Eleven Colleges and Universities Receive Grants Relating to Blacks From the National Archives

Recently the National Archives announced 47 grants totaling $6,510,701 for projects in 27 states and the District of Columbia to improve public access to historical records. Many of these grants relate to African Americans.

The University of Illinois at Chicago received a $125,000 grant for a program to develop lesson plans for the teaching of the history of Black nurses in Chicago.

Stillman College in Tuscaloosa, Alabama, received a $145,566 grant that will fund research of public records relating to the history, culture, and family of African American female landowners in the Alabama Black Belt.

Virginia Polytechnic Institute and State University received a $150,000 grant to support the Chicago Covenants Project, which draws on volunteers to locate, digitize, and make available every racially restrictive covenant in the analog land records of Cook County, Illinois, in order to explore how covenants were key tools of racial segregation and how they continue to affect society.

The University of Tennessee, Chattanooga received a $144,049 grant to support a project to process and describe 125 linear feet of archival material amassed by Tommie F. Brown (1934-), an accomplished civic leader, educator, researcher, and state legislator whose career is defined by historic firsts, including serving from 1992-2012 as the first Black woman to represent the 28th District in the Tennessee House of Representatives.

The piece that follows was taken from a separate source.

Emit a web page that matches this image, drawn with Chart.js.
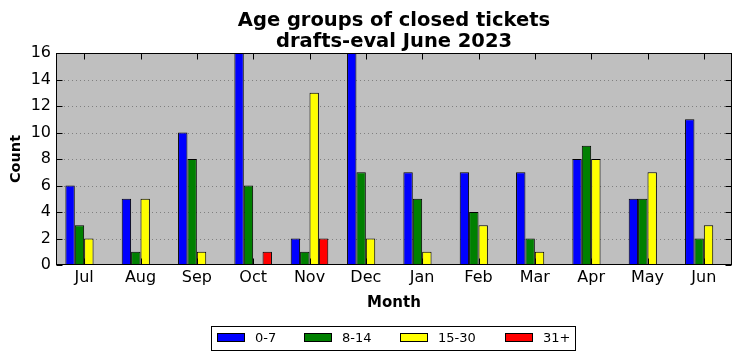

Tulane University in New Orleans received a $72,441 grant to support the Amistad Research Center’s project to provide access to 21 archival collections totaling 109 linear feet documenting historically Black colleges and universities, public school integration, African American arts administration, cross-cultural efforts between the U.S. and Africa, the history of the NAACP, housing discrimination, and intergroup and race relations.

The University of Maryland College Park received a $160,000 grant to support the Freedmen and Southern Society Project on the history of emancipation.

Villanova University in Pennsylvania $120,000 to support the Last Seen: Finding Family After Slavery project. The project seeks to identify, digitize, transcribe, and publish ads placed in newspapers across the United States (and beyond) by formerly enslaved people searching for family members and loved ones after emancipation.

Stanford University received a $160,000 grant to continue support for the Martin Luther King, Jr. Papers Project.

Indiana University obtained a $132,412 grant to edit the Frederick Douglass Papers project.

The University of Nebraska-Lincoln received $159,792 to support research on the Charles Chesnutt Archives. The project will examine 250 items of correspondence to and from Charles W. Chesnutt (1858-1932), a pioneering African American writer, lawyer, and voting rights activist, to be published to the Charles Chesnutt Digital Archive.

The University of Virginia received a $160,000 grant to support a project to edit and publish the papers of Julian Bond, a civil rights advocate, legislator, and professor.